--- SHORT EXERCISE ---
Return exactly the listing's lines, from its first line to the line holding "var colors = ['#e01818', '#f028f0', '#1818e0', '#28e028'];", ends included.

*** PROVIDED DATA

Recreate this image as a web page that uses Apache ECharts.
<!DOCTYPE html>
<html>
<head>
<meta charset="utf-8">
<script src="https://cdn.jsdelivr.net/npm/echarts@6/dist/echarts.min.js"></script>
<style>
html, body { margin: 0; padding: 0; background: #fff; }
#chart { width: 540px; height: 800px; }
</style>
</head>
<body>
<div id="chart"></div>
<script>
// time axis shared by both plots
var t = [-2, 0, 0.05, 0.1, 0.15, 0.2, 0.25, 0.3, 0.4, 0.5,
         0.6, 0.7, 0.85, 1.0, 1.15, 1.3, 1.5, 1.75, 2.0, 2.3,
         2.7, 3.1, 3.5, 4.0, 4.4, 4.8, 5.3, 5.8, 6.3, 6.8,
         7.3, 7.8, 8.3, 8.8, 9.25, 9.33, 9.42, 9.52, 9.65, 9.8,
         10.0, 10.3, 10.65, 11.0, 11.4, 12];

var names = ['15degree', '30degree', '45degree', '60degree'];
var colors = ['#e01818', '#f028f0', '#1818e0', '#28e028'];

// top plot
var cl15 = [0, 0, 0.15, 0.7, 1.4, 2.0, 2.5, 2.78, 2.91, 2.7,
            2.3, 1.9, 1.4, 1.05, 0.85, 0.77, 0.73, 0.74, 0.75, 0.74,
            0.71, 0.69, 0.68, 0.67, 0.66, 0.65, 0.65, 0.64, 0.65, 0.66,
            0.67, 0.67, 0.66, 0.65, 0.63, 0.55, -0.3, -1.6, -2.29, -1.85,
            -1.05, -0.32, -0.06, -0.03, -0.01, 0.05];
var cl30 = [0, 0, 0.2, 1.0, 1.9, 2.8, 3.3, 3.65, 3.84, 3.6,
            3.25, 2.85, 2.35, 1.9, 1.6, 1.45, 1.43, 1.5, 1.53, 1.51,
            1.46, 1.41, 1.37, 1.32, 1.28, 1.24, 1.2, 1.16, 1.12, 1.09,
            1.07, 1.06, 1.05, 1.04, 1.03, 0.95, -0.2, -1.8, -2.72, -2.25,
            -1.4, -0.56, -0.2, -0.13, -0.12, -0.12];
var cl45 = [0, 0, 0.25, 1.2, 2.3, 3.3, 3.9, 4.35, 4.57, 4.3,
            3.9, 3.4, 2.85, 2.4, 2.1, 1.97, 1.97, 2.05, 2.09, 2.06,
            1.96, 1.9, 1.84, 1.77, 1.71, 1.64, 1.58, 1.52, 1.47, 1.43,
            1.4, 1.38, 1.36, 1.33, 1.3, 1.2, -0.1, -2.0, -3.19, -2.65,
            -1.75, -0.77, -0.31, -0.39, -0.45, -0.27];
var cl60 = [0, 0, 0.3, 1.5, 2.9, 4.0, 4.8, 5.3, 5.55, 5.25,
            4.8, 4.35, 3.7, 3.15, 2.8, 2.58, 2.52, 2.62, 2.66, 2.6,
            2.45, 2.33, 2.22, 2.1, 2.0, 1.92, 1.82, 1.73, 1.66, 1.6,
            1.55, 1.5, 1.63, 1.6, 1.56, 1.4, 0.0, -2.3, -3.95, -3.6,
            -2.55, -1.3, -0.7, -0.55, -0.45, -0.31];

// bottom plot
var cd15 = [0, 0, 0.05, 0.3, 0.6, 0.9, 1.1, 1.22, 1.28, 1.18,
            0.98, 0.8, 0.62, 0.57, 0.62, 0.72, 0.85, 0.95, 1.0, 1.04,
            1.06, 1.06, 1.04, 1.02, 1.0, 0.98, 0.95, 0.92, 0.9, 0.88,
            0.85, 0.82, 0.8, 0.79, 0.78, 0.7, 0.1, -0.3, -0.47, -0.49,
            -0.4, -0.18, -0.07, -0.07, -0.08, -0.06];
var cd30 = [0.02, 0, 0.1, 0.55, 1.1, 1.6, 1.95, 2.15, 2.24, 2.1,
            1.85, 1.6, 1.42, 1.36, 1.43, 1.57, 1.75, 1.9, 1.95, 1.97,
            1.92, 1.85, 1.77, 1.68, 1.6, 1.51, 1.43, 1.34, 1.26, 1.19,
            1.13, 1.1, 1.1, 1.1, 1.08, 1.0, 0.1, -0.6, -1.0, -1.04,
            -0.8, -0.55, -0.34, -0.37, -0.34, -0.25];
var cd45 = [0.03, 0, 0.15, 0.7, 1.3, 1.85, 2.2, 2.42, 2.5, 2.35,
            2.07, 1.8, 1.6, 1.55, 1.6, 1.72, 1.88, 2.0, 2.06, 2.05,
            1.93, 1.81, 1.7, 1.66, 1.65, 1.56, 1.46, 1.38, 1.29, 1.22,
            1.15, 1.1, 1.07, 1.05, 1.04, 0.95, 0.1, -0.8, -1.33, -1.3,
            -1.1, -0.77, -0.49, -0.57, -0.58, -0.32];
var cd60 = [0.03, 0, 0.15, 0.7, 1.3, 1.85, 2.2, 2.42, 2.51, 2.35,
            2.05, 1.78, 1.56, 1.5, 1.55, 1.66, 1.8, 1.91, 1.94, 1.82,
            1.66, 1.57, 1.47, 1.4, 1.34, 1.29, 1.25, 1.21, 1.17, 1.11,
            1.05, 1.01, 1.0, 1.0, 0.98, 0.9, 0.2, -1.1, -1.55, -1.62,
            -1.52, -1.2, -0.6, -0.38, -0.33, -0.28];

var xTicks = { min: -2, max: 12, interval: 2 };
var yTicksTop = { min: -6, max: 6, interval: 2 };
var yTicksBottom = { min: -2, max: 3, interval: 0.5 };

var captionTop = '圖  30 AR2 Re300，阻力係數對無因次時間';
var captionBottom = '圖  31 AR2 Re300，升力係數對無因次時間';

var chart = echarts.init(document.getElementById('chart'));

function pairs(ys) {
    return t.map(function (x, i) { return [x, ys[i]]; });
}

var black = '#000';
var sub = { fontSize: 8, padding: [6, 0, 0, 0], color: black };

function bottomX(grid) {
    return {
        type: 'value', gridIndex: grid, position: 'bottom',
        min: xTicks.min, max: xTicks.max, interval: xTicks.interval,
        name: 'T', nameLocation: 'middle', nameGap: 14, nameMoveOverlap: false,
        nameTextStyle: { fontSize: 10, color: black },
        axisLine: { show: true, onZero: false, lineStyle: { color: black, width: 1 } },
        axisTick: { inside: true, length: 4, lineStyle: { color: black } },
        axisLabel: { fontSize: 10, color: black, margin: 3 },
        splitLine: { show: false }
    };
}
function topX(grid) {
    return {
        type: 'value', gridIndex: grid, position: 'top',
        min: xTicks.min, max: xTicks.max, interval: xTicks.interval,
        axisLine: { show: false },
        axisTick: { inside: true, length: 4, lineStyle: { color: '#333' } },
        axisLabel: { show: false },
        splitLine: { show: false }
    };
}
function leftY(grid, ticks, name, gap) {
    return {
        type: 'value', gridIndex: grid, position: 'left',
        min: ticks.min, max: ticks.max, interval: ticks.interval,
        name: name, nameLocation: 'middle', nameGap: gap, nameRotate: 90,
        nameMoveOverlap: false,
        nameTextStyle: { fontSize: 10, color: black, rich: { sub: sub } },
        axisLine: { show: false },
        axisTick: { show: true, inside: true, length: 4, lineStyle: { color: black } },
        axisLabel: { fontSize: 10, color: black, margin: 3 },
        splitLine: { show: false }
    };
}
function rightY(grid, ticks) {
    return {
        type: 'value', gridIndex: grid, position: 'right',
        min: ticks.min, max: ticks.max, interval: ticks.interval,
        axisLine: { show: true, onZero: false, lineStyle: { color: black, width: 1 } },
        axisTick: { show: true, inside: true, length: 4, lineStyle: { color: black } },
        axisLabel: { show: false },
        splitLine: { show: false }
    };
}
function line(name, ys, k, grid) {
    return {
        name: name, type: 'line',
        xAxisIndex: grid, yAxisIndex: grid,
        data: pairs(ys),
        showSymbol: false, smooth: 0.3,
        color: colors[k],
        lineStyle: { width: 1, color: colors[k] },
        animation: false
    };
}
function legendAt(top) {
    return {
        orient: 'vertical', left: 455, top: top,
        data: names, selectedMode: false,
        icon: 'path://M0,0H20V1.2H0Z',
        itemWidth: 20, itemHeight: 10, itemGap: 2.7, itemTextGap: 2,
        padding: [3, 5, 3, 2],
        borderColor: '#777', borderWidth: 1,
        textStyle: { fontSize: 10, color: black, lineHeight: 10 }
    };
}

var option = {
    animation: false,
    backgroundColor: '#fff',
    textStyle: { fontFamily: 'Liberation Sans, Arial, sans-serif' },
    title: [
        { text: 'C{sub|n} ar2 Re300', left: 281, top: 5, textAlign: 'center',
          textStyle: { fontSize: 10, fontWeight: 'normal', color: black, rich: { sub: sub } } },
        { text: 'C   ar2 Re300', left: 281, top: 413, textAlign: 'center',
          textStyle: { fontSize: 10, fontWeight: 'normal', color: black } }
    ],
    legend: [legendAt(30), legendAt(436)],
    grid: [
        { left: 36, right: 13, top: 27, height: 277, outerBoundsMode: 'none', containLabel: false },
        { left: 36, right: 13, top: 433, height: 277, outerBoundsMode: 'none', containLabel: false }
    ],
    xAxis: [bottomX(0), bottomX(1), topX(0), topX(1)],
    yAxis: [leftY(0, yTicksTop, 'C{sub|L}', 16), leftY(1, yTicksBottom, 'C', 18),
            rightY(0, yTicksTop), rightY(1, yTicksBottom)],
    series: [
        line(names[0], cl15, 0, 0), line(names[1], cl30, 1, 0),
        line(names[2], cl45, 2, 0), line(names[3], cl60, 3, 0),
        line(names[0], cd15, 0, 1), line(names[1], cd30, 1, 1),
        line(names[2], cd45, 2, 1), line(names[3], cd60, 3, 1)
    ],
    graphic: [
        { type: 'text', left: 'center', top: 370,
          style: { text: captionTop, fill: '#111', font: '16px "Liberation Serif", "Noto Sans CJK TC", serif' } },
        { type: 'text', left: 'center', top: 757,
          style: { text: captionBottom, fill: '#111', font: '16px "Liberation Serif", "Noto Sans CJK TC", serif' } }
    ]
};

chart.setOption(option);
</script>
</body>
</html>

******

--- RIGHT ANSWER ---
Recreate this image as a web page that uses Apache ECharts.
<!DOCTYPE html>
<html>
<head>
<meta charset="utf-8">
<script src="https://cdn.jsdelivr.net/npm/echarts@6/dist/echarts.min.js"></script>
<style>
html, body { margin: 0; padding: 0; background: #fff; }
#chart { width: 540px; height: 800px; }
</style>
</head>
<body>
<div id="chart"></div>
<script>
// time axis shared by both plots
var t = [-2, 0, 0.05, 0.1, 0.15, 0.2, 0.25, 0.3, 0.4, 0.5,
         0.6, 0.7, 0.85, 1.0, 1.15, 1.3, 1.5, 1.75, 2.0, 2.3,
         2.7, 3.1, 3.5, 4.0, 4.4, 4.8, 5.3, 5.8, 6.3, 6.8,
         7.3, 7.8, 8.3, 8.8, 9.25, 9.33, 9.42, 9.52, 9.65, 9.8,
         10.0, 10.3, 10.65, 11.0, 11.4, 12];

var names = ['15degree', '30degree', '45degree', '60degree'];
var colors = ['#e01818', '#f028f0', '#1818e0', '#28e028'];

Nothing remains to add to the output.